Setup a mixed deployment test environment
Occasionally, changes are introduced in GitLab-Canary that are incompatible with GitLab-Stable-Production.
For example, an encryption library was updated that started storing CI build tokens in a different format in the database. A job was created through Gitlab-Canary. When the runner attempted to communicate with GitLab later in the process, it's traffic was directed to GitLab-Stable-Production, which did not have the new encryption library and could not decrypt the token stored in the database. This started returning unexpected errors to Runner. Initially thought a Runner issue, the actual root cause was within the GitLab application itself.

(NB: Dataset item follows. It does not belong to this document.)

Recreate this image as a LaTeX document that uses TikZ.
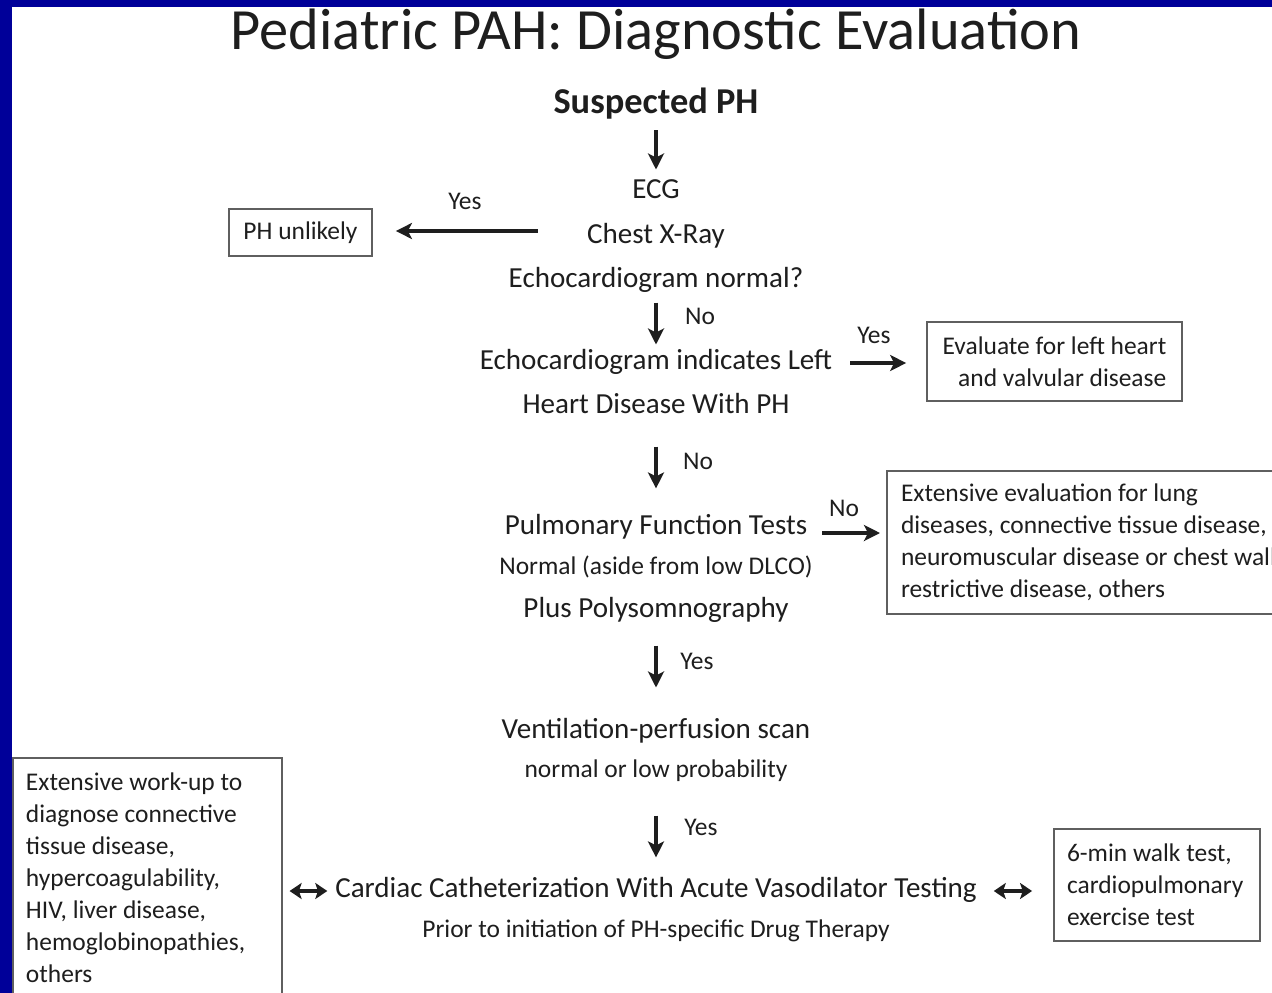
\documentclass[tikz,border=0pt]{standalone}
\usepackage{fontspec}
\setmainfont{Carlito}
\usetikzlibrary{arrows.meta,calc}

\definecolor{slideblue}{RGB}{0,0,153}
\definecolor{inkc}{RGB}{30,30,30}
\definecolor{framec}{RGB}{95,95,95}

\tikzset{every picture/.style={line width=0.75pt}}
\tikzset{
  bigtxt/.style={inner sep=0pt, text=inkc, font=\fontsize{21.8}{26}\selectfont, text height=15pt, text depth=5pt},
  smalltxt/.style={inner sep=0pt, text=inkc, font=\fontsize{19.1}{24}\selectfont, text height=13pt, text depth=4.5pt},
  flowarr/.style={draw=inkc, line width=2.5pt, -{Stealth[length=12pt,width=12pt,inset=3pt]}},
  botharr/.style={draw=inkc, line width=3pt, {Stealth[length=9pt,width=12pt,inset=2pt]}-{Stealth[length=9pt,width=12pt,inset=2pt]}},
  infobox/.style={draw=framec, line width=1.5pt, text=inkc, font=\fontsize{19.1}{24}\selectfont, align=flush left},
}

\begin{document}
\begin{tikzpicture}[x=0.75pt,y=0.75pt,yscale=-1,xscale=1]
\useasboundingbox (0,0) rectangle (1272,993);
\clip (0,0) rectangle (1272,993);

%Shape: Rectangle (slide frame)
\fill [slideblue] (0,0) rectangle (1272,993);
\fill [white] (12,7) rectangle (1272,993);

% Text Node
\draw (656,49) node [anchor=base, inner sep=0pt, text=inkc, font=\fontsize{43.8}{50}\selectfont] (title) {Pediatric PAH: Diagnostic Evaluation};
% Text Node
\draw (656,105) node [bigtxt, font=\bfseries\fontsize{27.3}{32}\selectfont, text height=19pt, text depth=6pt] (suspected) {Suspected PH};
% Text Node
\draw (656,192) node [bigtxt] (ecg) {ECG};
% Text Node
\draw (656,237) node [bigtxt] (cxr) {Chest X-Ray};
% Text Node
\draw (656,281) node [bigtxt] (echonorm) {Echocardiogram normal?};
% Text Node
\draw (656,363) node [bigtxt] (leftheart) {Echocardiogram indicates Left};
% Text Node
\draw (656,407) node [bigtxt] (heartph) {Heart Disease With PH};
% Text Node
\draw (656,528) node [bigtxt] (pft) {Pulmonary Function Tests};
% Text Node
\draw (656,569) node [smalltxt] (dlco) {Normal (aside from low DLCO)};
% Text Node
\draw (656,611) node [bigtxt] (poly) {Plus Polysomnography};
% Text Node
\draw (656,732) node [bigtxt] (vq) {Ventilation-perfusion scan};
% Text Node
\draw (656,772) node [smalltxt] (lowprob) {normal or low probability};
% Text Node
\draw (656,891) node [bigtxt] (cath) {Cardiac Catheterization With Acute Vasodilator Testing};
% Text Node
\draw (656,932) node [smalltxt] (prior) {Prior to initiation of PH-specific Drug Therapy};

%Shape: Rectangle
\draw (300.5,232.5) node [infobox, align=center, minimum width=107pt, minimum height=35pt, inner sep=0pt] (unlikely) {PH unlikely};
%Shape: Rectangle
\draw (1054.5,361.5) node [infobox, align=right, minimum width=191pt, minimum height=59pt, inner sep=0pt] (leftbox) {Evaluate for left heart\\and valvular disease};
%Shape: Rectangle
\draw (886,470) node [infobox, anchor=north west, text width=290pt, inner xsep=10.5pt, inner ysep=0pt, minimum height=107pt] (lungbox) {Extensive evaluation for lung\\diseases, connective tissue disease,\\neuromuscular disease or chest wall\\restrictive disease, others};
%Shape: Rectangle
\draw (12,757) node [infobox, anchor=north west, text width=182pt, inner xsep=9.75pt, inner ysep=0pt, minimum height=180pt] (workup) {Extensive work-up to\\diagnose connective\\tissue disease,\\hypercoagulability,\\HIV, liver disease,\\hemoglobinopathies,\\others};
%Shape: Rectangle
\draw (1157,885) node [infobox, text width=135pt, inner xsep=9.75pt, inner ysep=0pt, minimum height=84pt] (walk) {6-min walk test,\\cardiopulmonary\\exercise test};

% Text Node
\draw (465,204) node [smalltxt] (yesa) {Yes};
% Text Node
\draw (700,319) node [smalltxt] (noa) {No};
% Text Node
\draw (874,338) node [smalltxt] (yesb) {Yes};
% Text Node
\draw (698,464) node [smalltxt] (nob) {No};
% Text Node
\draw (844,511) node [smalltxt] (noc) {No};
% Text Node
\draw (697,664) node [smalltxt] (yesc) {Yes};
% Text Node
\draw (701,830) node [smalltxt] (yesd) {Yes};

%Straight Lines
\draw [flowarr, shorten <=6.2pt, shorten >=6.5pt] (suspected) -- (ecg);
\draw [flowarr, shorten <=36.8pt, shorten >=17.3pt] ($(cxr.west)+(0,-6)$) -- ($(cxr.west -| unlikely.east)+(0,-6)$);
\draw [flowarr, shorten <=5.8pt, shorten >=3.5pt] (echonorm) -- (leftheart);
\draw [flowarr, shorten <=13pt, shorten >=15pt] (leftheart.east) -- (leftheart.east -| leftbox.west);
\draw [flowarr, shorten <=19.3pt, shorten >=19.3pt] (heartph) -- (pft);
\draw [flowarr, shorten <=11pt, shorten >=4.5pt] ($(pft.east)+(0,5)$) -- ($(pft.east -| lungbox.west)+(0,5)$);
\draw [flowarr, shorten <=15.5pt, shorten >=23pt] (poly) -- (vq);
\draw [flowarr, shorten <=23.5pt, shorten >=14.8pt] (lowprob) -- (cath);
\draw [botharr, shorten <=5.6pt, shorten >=5.2pt] (cath.west) -- (cath.west -| workup.east);
\draw [botharr, shorten <=12.4pt, shorten >=15.7pt] (cath.east) -- (cath.east -| walk.west);

\end{tikzpicture}
\end{document}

It seems these incompatibilities will most likely occur in asynchronous processes where data is persisted in some format. Either the method of writing the data or the method of reading the data will have changed, creating inconsistency and possible failure between different versioned GitLab nodes. This occurs when a feature is implemented that fails to follow the expand and contract pattern detailed in our development documentation.
- Ensure new developers are consistently trained to observe the
expand/contractpattern mentioned above
- Provide follow-up training as reminders for developers after set periods of time on this and other important patterns
Execute a suite of API-only tests for critical read/write API endpoints. Conduct these tests in both directions: write from a
Canary version of GitLab then read from a
Stable-Production version. Repeat the tests in the opposite direction to ensure compatibility.
Environment option 1:
Setup a QE API test scenario that follows the same pattern as existing Geo tests that instantiate two instances of GitLab in a high capacity runner and execute the above mentioned tests.
- Similar pattern to existing Geo tests
- Likely susceptible to the very same flakiness that is a consistent problem in trying to execute two GitLab instances in the same VM environment
Environment option 2:
Setup a separate mixed deployment environment in a new QE GCP project where we have greater control of resources for running two GitLab instances.
- Less likely to deal with flakiness due to resource issues
- Additional tooling required to manage GCP project setup/teardown (GET could be leveraged to some degree but additional environment management outside of its current scope would still be required)